# new wet dry filter



## cowis (Apr 21, 2010)

I got this off pat last night. Not sure but I think he made it. Anyways I added a few pipes for the outflow. Its a maxijet 900 powerhead with bioballs and filter floss. I added some oyster shells to help buffer the ph and here she is. Water in the bottom looks dirty but it isnt not sure why the cam made it look that way lol. Here are afew pics:










































Id love to hear ur thuoghts on how to pimp it out more.


----------



## cowis (Apr 21, 2010)

any other media shuold i add?


----------



## Victor (Apr 21, 2010)

pack that thing with pot scrubbers =D


----------



## cowis (Apr 21, 2010)

add them wear!


----------



## Adz1 (Apr 21, 2010)

is it sitting on top of the tank?


----------



## cowis (Apr 21, 2010)

yes it is. i have to figure out how to mount it for good. maybe a slft or something. any ideas? right now the light bar wont go across.


----------



## pisces (Apr 22, 2010)

the filter on the top ,it wont too weighty for the tank ?


----------



## Adz1 (Apr 21, 2010)

there must be a way to get this set up under the tank or on the floor beside it at least...


----------



## hgi (Jun 13, 2010)

Never seen a sump set up like that before but that's actually a good idea, if you can get it up and away from the tank.


----------



## gimlid (Apr 23, 2010)

I considered an above tank approach to sumps also. 
It eliminates the need for an overflow and seems alot safer for leak prevention.
Appearance was my major stumbling block with this. I was going to build a shelf above my tank. The wife wasnt too wild about that idea though.
I got rid of my sump and have an external HOB overflow box for trade if you are interested in moveing it under your tank.


----------



## charles (Apr 21, 2010)

you can do it either way. 

1) on top of the tank. Many are switching to that now providing you have space and support. You are depending a powerhead to pump water in. You no longer need to drill or overflow your tank. The outflow = gravity. If power goes out, powerhead stops, you won't have a chance to flood your sump. And only thing you have to watch is your powerhead pump GPH. For a 1.5" outflow of the sump, that is usually = 1200 GPH. As long as your pump doesn't pump more than that, you won't flood your sump. Even if your pump happens to be more powerful even accounted with the head pleasure, there is always the adjustment kit that you can turn down your pump.

2) the same sump can also be placed under the tank.
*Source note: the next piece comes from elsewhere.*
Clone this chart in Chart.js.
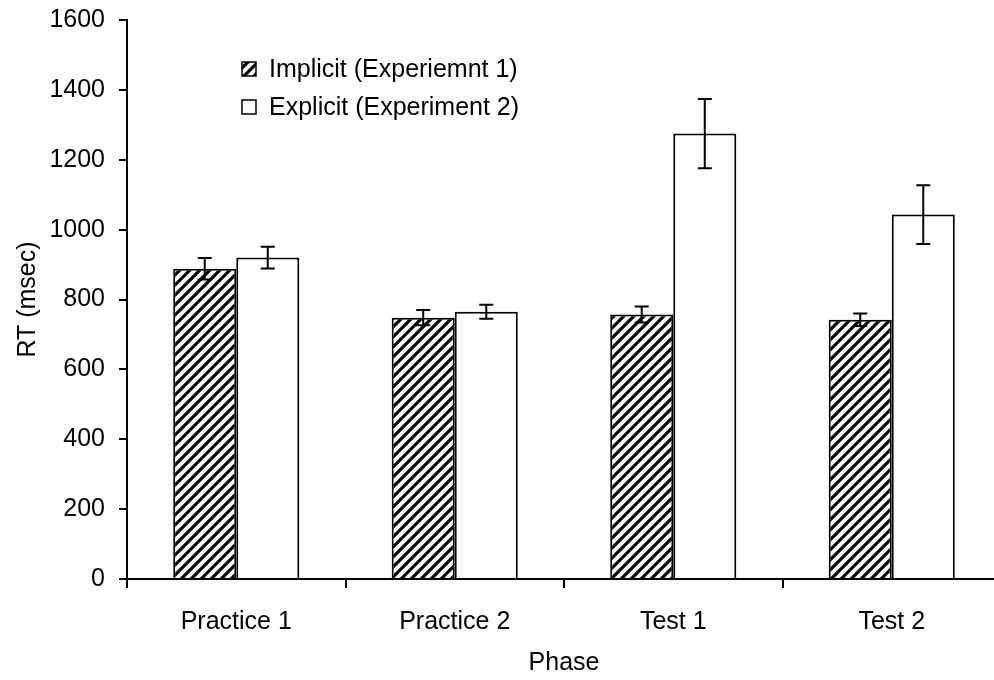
<!DOCTYPE html>
<html>
<head>
<meta charset="utf-8">
<script src="https://cdn.jsdelivr.net/npm/chart.js@4.4.1/dist/chart.umd.min.js"></script>
<style>
  html, body { margin: 0; padding: 0; background: #fff; overflow: hidden; }
  #wrap { width: 1010px; height: 680px; }
</style>
</head>
<body>
<div id="wrap"><canvas id="rt-chart" width="1010" height="680"></canvas></div>
<script>
// data
const phases = ["Practice 1", "Practice 2", "Test 1", "Test 2"];
const implicitRT = [888, 748, 757, 742];
const explicitRT = [920, 765, 1275, 1043];
const implicitErr = [31, 22, 23, 18];
const explicitErr = [31, 20, 99, 84];
const seriesNames = ["Implicit (Experiemnt 1)", "Explicit (Experiment 2)"];
const yMax = 1600;
const yStep = 200;

const FONT = "'Liberation Sans', Arial, sans-serif";
const FSIZE = 25;

// diagonal hatch fill
function makeHatch() {
    var c = document.createElement("canvas");
    c.width = 10; c.height = 10;
    var g = c.getContext("2d");
    g.fillStyle = "#fff";
    g.fillRect(0, 0, 10, 10);
    g.strokeStyle = "#000";
    g.lineWidth = 3.2;
    g.beginPath();
    g.moveTo(-2, 12); g.lineTo(12, -2);
    g.moveTo(-2, 2); g.lineTo(2, -2);
    g.moveTo(8, 12); g.lineTo(12, 8);
    g.stroke();
    return g.createPattern(c, "repeat");
}
const hatch = makeHatch();

// error bars
const errorBars = {
    id: "errorBars",
    afterDatasetsDraw(chart) {
        var ctx = chart.ctx;
        var y = chart.scales.y;
        var errs = [implicitErr, explicitErr];
        ctx.save();
        ctx.strokeStyle = "#000";
        ctx.lineWidth = 2;
        chart.data.datasets.forEach(function(ds, i) {
            chart.getDatasetMeta(i).data.forEach(function(bar, j) {
                var v = ds.data[j], e = errs[i][j];
                var top = y.getPixelForValue(v + e);
                var bot = y.getPixelForValue(v - e);
                var x = bar.x, w = 7;
                ctx.beginPath();
                ctx.moveTo(x, top); ctx.lineTo(x, bot);
                ctx.moveTo(x - w, top); ctx.lineTo(x + w, top);
                ctx.moveTo(x - w, bot); ctx.lineTo(x + w, bot);
                ctx.stroke();
            });
        });
        ctx.restore();
    }
};

// legend inside the plot
const innerLegend = {
    id: "innerLegend",
    afterDraw(chart) {
        var ctx = chart.ctx;
        ctx.save();
        ctx.font = FSIZE + "px " + FONT;
        ctx.textBaseline = "middle";
        chart.data.datasets.forEach(function(ds, i) {
            var bx = 242, by = 62 + i * 38;
            ctx.fillStyle = ds.backgroundColor;
            ctx.fillRect(bx, by, 14, 14);
            ctx.strokeStyle = "#000";
            ctx.lineWidth = 1.5;
            ctx.strokeRect(bx, by, 14, 14);
            ctx.fillStyle = "#000";
            ctx.fillText(ds.label, 269, by + 8);
        });
        ctx.restore();
    }
};

var ctx = document.getElementById("rt-chart").getContext("2d");
var rtChart = new Chart(ctx, {
    type: "bar",
    data: {
        labels: phases,
        datasets: [{
            label: seriesNames[0],
            data: implicitRT,
            backgroundColor: hatch,
            borderColor: "#000",
            borderWidth: 2
        }, {
            label: seriesNames[1],
            data: explicitRT,
            backgroundColor: "#fff",
            borderColor: "#000",
            borderWidth: 2
        }]
    },
    options: {
        responsive: false,
        animation: false,
        layout: { padding: { top: 20, right: 9, left: 0, bottom: 0 } },
        categoryPercentage: 0.577,
        barPercentage: 1.0,
        plugins: {
            legend: { display: false },
            tooltip: { enabled: false }
        },
        scales: {
            x: {
                afterFit: function(s) { s.height = 101; s.paddingLeft = 0; s.paddingRight = 0; },
                grid: { drawOnChartArea: false, drawTicks: true, tickLength: 9, color: "#000", lineWidth: 2 },
                border: { color: "#000", width: 2 },
                ticks: { color: "#000", font: { family: FONT, size: FSIZE }, padding: 19 },
                title: { display: true, text: "Phase", color: "#000", font: { family: FONT, size: FSIZE }, padding: { top: 0, bottom: 2 } }
            },
            y: {
                min: 0,
                max: yMax,
                afterFit: function(s) { s.width = 127; s.paddingTop = 0; s.paddingBottom = 0; },
                grid: { drawOnChartArea: false, drawTicks: true, tickLength: 8, color: "#000", lineWidth: 2 },
                border: { color: "#000", width: 2 },
                ticks: {
                    stepSize: yStep, color: "#000", font: { family: FONT, size: FSIZE }, padding: 14,
                    callback: function(v) { return String(v); }
                },
                title: { display: true, text: "RT (msec)", color: "#000", font: { family: FONT, size: FSIZE }, padding: { top: 13, bottom: 0 } }
            }
        }
    },
    plugins: [errorBars, innerLegend]
});
</script>
</body>
</html>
What you do is to add an overflow or connect your drilled hole of your tank to where the pump pumps water in right now but remove the pump as gravity will draw water down, then a) add external pump where your outflow is now and pump water back, or b) plug the hole and use your powerhead to pump water back to the tank.

Hope this helps...


----------



## charles (Apr 21, 2010)

by the way, there isn't much water in a sump; your sump, weight is not usually an issue.

Even in a 20g sump, your are mostly 1/3 - 1/4 full so you are only having weight of tank + 5-7g of water.


----------



## cowis (Apr 21, 2010)

yeah it fine weight wise its more getting offthe tank so the light strip fits. i have a friend who is coming over to build something for me. so just another week or so and it will be all done.


----------



## cowis (Apr 21, 2010)

filter is running great and my buddy has drawn up some plans for how so mount it off the tank and alow the light strip.


----------